The word garnet has roots both in Latin and English. In Latin, granatus means “seed,” and the old English word gernet, which means “dark red,” dates back to the 14th century. Regardless of the dictionary, you are using, either term paints a picture in our heads of this beautiful stone, whose deep pomegranate hue is beloved by gem connoisseurs around the globe. While red garnets are the most popular, garnets come in a medley of colours. This gives January babies an opportunity to show off their individuality with a birthstone that offers plenty of variety.

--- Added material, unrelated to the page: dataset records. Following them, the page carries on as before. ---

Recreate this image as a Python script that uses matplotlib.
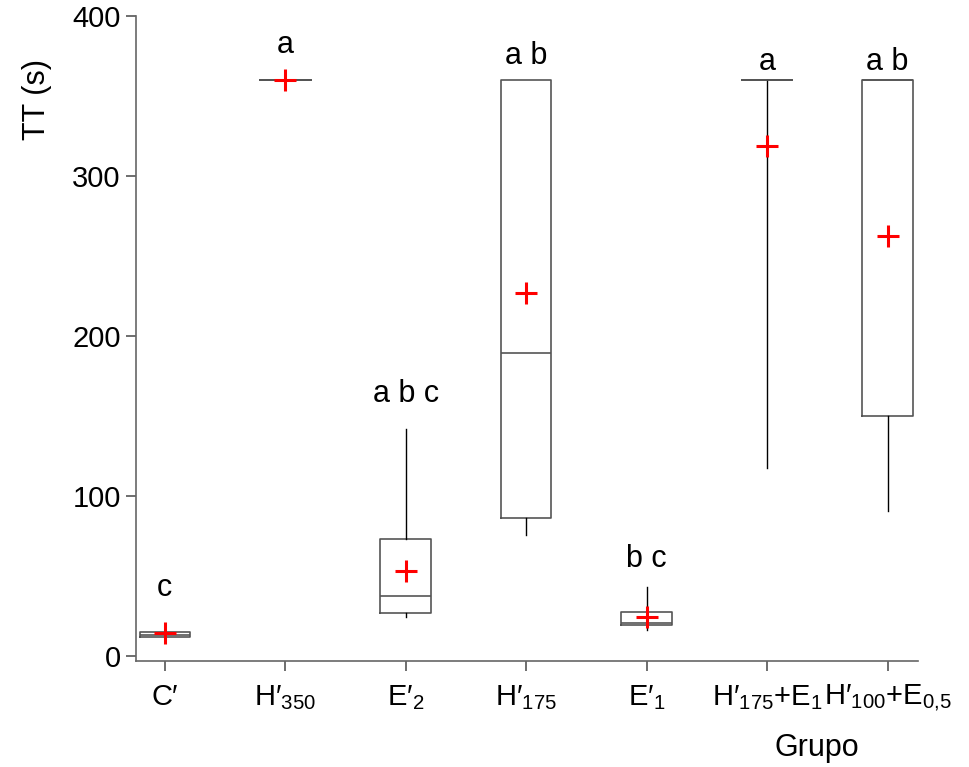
import matplotlib
matplotlib.use('Agg')
import matplotlib.pyplot as plt

plt.rcParams['font.family'] = ['Liberation Sans', 'DejaVu Sans']
plt.rcParams['mathtext.default'] = 'regular'

grupos = ["C′", "H′$_{350}$", "E′$_{2}$", "H′$_{175}$", "E′$_{1}$",
          "H′$_{175}$+E$_{1}$", "H′$_{100}$+E$_{0{,}5}$"]
q1 = [12.3, 360, 26.7, 86.5, 19.8, 360, 150]
mediana = [13.5, 360, 37.5, 189.5, 20.6, 360, 360]
q3 = [15.2, 360, 73.5, 360, 27.9, 360, 360]
bigote_inf = [12.3, 360, 24.6, 76, 16.3, 117.5, 90.6]
bigote_sup = [15.2, 360, 142, 360, 43, 360, 360]
media = [14.6, 360, 53, 227, 24.8, 319, 262.5]
letras = ["c", "a", "a b c", "a b", "b c", "a", "a b"]
y_letras = [42.5, 382, 164, 375, 61, 371, 371]

stats = []
for i in range(len(grupos)):
    stats.append(dict(med=mediana[i], q1=q1[i], q3=q3[i],
                      whislo=bigote_inf[i], whishi=bigote_sup[i],
                      mean=media[i], fliers=[]))

fig = plt.figure(figsize=(9.69, 7.67), dpi=100)
ax = fig.add_axes([0.1403, 0.1382, 0.8067, 0.8409])

pos = list(range(1, len(grupos) + 1))
ax.bxp(stats, positions=pos, widths=0.42, showmeans=True, showcaps=False,
       showfliers=False,
       boxprops=dict(color='#555555', linewidth=1.2),
       medianprops=dict(color='#555555', linewidth=1.2),
       whiskerprops=dict(color='black', linewidth=1),
       meanprops=dict(marker='+', markeredgecolor='red', markersize=16,
                      markeredgewidth=2.2))

for p, t, y in zip(pos, letras, y_letras):
    ax.text(p, y, t, ha='center', va='center', fontsize=22)

ax.set_xlim(0.76, 7.25)
ax.set_ylim(-3, 400)
ax.set_yticks([0, 100, 200, 300, 400])
ax.set_xticks(pos)
ax.set_xticklabels(grupos)
ax.tick_params(labelsize=21, length=7, color='#555555', width=1.2)
ax.tick_params(axis='y', pad=4)
ax.tick_params(axis='x', pad=9)

for s in ['top', 'right']:
    ax.spines[s].set_visible(False)
for s in ['left', 'bottom']:
    ax.spines[s].set_color('#666666')
    ax.spines[s].set_linewidth(1.2)

ax.set_ylabel('TT (s)', fontsize=22, va='center')
ax.yaxis.set_label_coords(-0.127, 0.87)
ax.set_xlabel('Grupo', fontsize=22, va='center')
ax.xaxis.set_label_coords(0.871, -0.135)

fig.savefig('out.png', dpi=100)
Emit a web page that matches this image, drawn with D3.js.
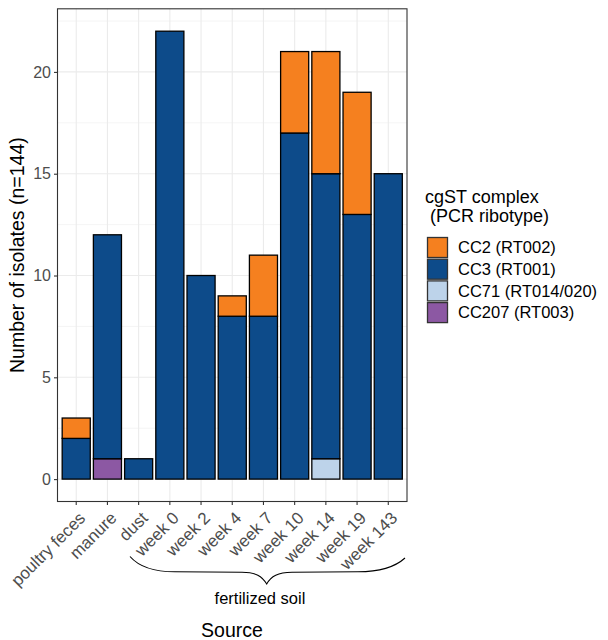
<!DOCTYPE html>
<html>
<head>
<meta charset="utf-8">
<script src="https://cdn.jsdelivr.net/npm/d3@7"></script>
<style>
html,body{margin:0;padding:0;background:#fff;}
svg{display:block;font-family:"Liberation Sans",Arial,Helvetica,sans-serif;}
</style>
</head>
<body>
<svg id="chart" width="608" height="640"></svg>
<script>
const categories = ["poultry feces","manure","dust","week 0","week 2","week 4","week 7","week 10","week 14","week 19","week 143"];
const cc207 = [0,1,0,0,0,0,0,0,0,0,0];
const cc71  = [0,0,0,0,0,0,0,0,1,0,0];
const cc3   = [2,11,1,22,10,8,8,17,14,13,15];
const cc2   = [1,0,0,0,0,1,3,4,6,6,0];
const seriesKeys = ["CC207","CC71","CC3","CC2"];
const seriesLabels = {CC2:"CC2 (RT002)",CC3:"CC3 (RT001)",CC71:"CC71 (RT014/020)",CC207:"CC207 (RT003)"};
const colors = {CC2:"#F5801F",CC3:"#0D4B8A",CC71:"#BDD3EA",CC207:"#8C58A3"};
const legendOrder = ["CC2","CC3","CC71","CC207"];
const yTicks = [0,5,10,15,20];
const yMinor = [2.5,7.5,12.5,17.5,22.5];

const table = categories.map((c,i)=>({cat:c,CC207:cc207[i],CC71:cc71[i],CC3:cc3[i],CC2:cc2[i]}));

const svg = d3.select("#chart");
const L = 57.5, R = 407, T = 8.8, B = 501.5;

const x = d3.scaleBand().domain(categories).range([L,R]).paddingInner(0.1).paddingOuter(0.15);
const y = d3.scaleLinear().domain([-1.1,23.1]).range([B,T]);

// grid
const g = svg.append("g");
g.selectAll(".minor").data(yMinor).enter().append("line")
  .attr("x1",L).attr("x2",R).attr("y1",d=>y(d)).attr("y2",d=>y(d))
  .attr("stroke","#EBEBEB").attr("stroke-width",0.55);
g.selectAll(".major").data(yTicks).enter().append("line")
  .attr("x1",L).attr("x2",R).attr("y1",d=>y(d)).attr("y2",d=>y(d))
  .attr("stroke","#EBEBEB").attr("stroke-width",1.1);
g.selectAll(".vmajor").data(categories).enter().append("line")
  .attr("x1",d=>x(d)+x.bandwidth()/2).attr("x2",d=>x(d)+x.bandwidth()/2).attr("y1",T).attr("y2",B)
  .attr("stroke","#EBEBEB").attr("stroke-width",1.1);

// bars
const stacked = d3.stack().keys(seriesKeys)(table);
stacked.forEach(s=>{
  svg.append("g").selectAll("rect").data(s.filter(d=>d[1]>d[0])).enter().append("rect")
    .attr("x",d=>x(d.data.cat))
    .attr("width",x.bandwidth())
    .attr("y",d=>y(d[1]))
    .attr("height",d=>y(d[0])-y(d[1]))
    .attr("fill",colors[s.key])
    .attr("stroke","#000").attr("stroke-width",1.3);
});

// panel border
svg.append("rect").attr("x",L).attr("y",T).attr("width",R-L).attr("height",B-T)
  .attr("fill","none").attr("stroke","#333333").attr("stroke-width",1.1);

// y axis
const yAxis = svg.append("g").attr("transform",`translate(${L},0)`)
  .call(d3.axisLeft(y).tickValues(yTicks).tickSize(3.5).tickPadding(3));
yAxis.select(".domain").remove();
yAxis.selectAll("line").attr("stroke","#333333").attr("stroke-width",1.1);
yAxis.selectAll("text").attr("fill","#4D4D4D").style("font-size","16px").style("font-family","Liberation Sans, Arial, sans-serif");

// x axis
const xAxis = svg.append("g").attr("transform",`translate(0,${B})`)
  .call(d3.axisBottom(x).tickSize(3.5).tickFormat(""));
xAxis.select(".domain").remove();
xAxis.selectAll("line").attr("stroke","#333333").attr("stroke-width",1.1);

svg.append("g").selectAll("text").data(categories).enter().append("text")
  .attr("transform",d=>`translate(${x(d)+x.bandwidth()/2+1.5},${B+9}) rotate(-45)`)
  .attr("text-anchor","end").attr("dy","0.72em")
  .attr("fill","#4D4D4D").style("font-size","17px")
  .text(d=>d);

// brace
svg.append("path")
  .attr("d","M130,556.5 C140,568 155,571.8 175,571.8 L242,572.2 C256,572.4 262,576 266.7,584 C271,576 278,572.4 292,572.2 L358,571.8 C378,571.8 394,568 405,558")
  .attr("fill","none").attr("stroke","#000").attr("stroke-width",1.1);
svg.append("text").attr("x",260).attr("y",603.5).attr("text-anchor","middle")
  .style("font-size","16.5px").attr("fill","#000").text("fertilized soil");

// axis titles
svg.append("text").attr("x",232).attr("y",636.5).attr("text-anchor","middle")
  .style("font-size","19.5px").attr("fill","#000").text("Source");
svg.append("text").attr("transform",`translate(24,${(T+B)/2}) rotate(-90)`)
  .attr("text-anchor","middle").style("font-size","19.5px").attr("fill","#000")
  .text("Number of isolates (n=144)");

// legend
const lg = svg.append("g");
const lt = lg.append("text").attr("x",425).attr("y",203).style("font-size","18px").attr("fill","#000").attr("xml:space","preserve");
lt.append("tspan").attr("x",425).attr("y",203).text("cgST complex");
lt.append("tspan").attr("x",425).attr("y",221.5).text(" (PCR ribotype)");
legendOrder.forEach((k,i)=>{
  const ky = 237.5 + i*21.7;
  lg.append("rect").attr("x",427.5).attr("y",ky).attr("width",20).attr("height",20)
    .attr("fill",colors[k]).attr("stroke","#333333").attr("stroke-width",1.3);
  lg.append("text").attr("x",458).attr("y",ky+15.8).style("font-size","16.5px").attr("fill","#000").text(seriesLabels[k]);
});
</script>
</body>
</html>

All garnets have the same physical properties and crystal forms but have different chemical compositions, which result in garnets of many different colours, with blue being the rarest. Some examples of common gems that fall under the garnet category include tsavorite (a green garnet), demantoid (a variety of a green garnet but very rare), spessartine, or spessartite (an orange garnet), and rhodolite (purple-red garnet). According to the Gemmologist Institute of America, there are more than 20 garnet categories, called species, but only five are commercially important as gems. These five are pyrope, almandine (also called almandite), spessartine, grossular (grossularite), and andradite. A sixth, uvarovite, is a green garnet that usually occurs as crystals too small to cut. It’s sometimes set as clusters in jewellery. Most garnets are chemical mixtures of two or more garnet species.
Garnets have been used for adornment going all the way back to the Bronze Age. While we will never know if garnets can be used to prevent plagues or heal warriors, as has been suggested, we do know that both the Egyptians and the Romans felt that it was a worthy stone to set in gold for their nobility. In more “recent” times, garnets were ubiquitous in Victorian jewellery.
The “G” in REGARD rings, the equivalent of the modern-day engagement ring, implied garnet. Garnets were also highly valued in the region of Bohemia. The Smithsonian Museum of Natural History has in its collection an antique hairpin with Bohemian pyrope garnets from the Czech Republic. Bohemian pyrope got its name from Bohuslav Balbín, sometimes referred to as the “Czech Pliny,” in 1679. Abundant in the region, it was used often in jewellery during this time. In fact, it became so popular that in 1762, Empress Marie Terezie forbids its export. Stonecutting workshops opened in several regions across Bohemia, and pyrope became the country’s mineralogical symbol. While there was never a decline in its popularity, it was only in the mid-20th century that garnets enjoyed a revival.
As we have already learned, garnets can come in many shapes and sizes, one of the largest ever discovered is a 68.82-carat Tsavorite garnet. This stone is also in the collection of the Smithsonian Museum of Natural History.
An abrasive stone, garnets can also be used for industrial purposes. Ground-up into powder and mixed with water, it can be strong enough to cut steel. Another utilitarian tool is garnet paper, which is popular among carpenters for sanding natural wood.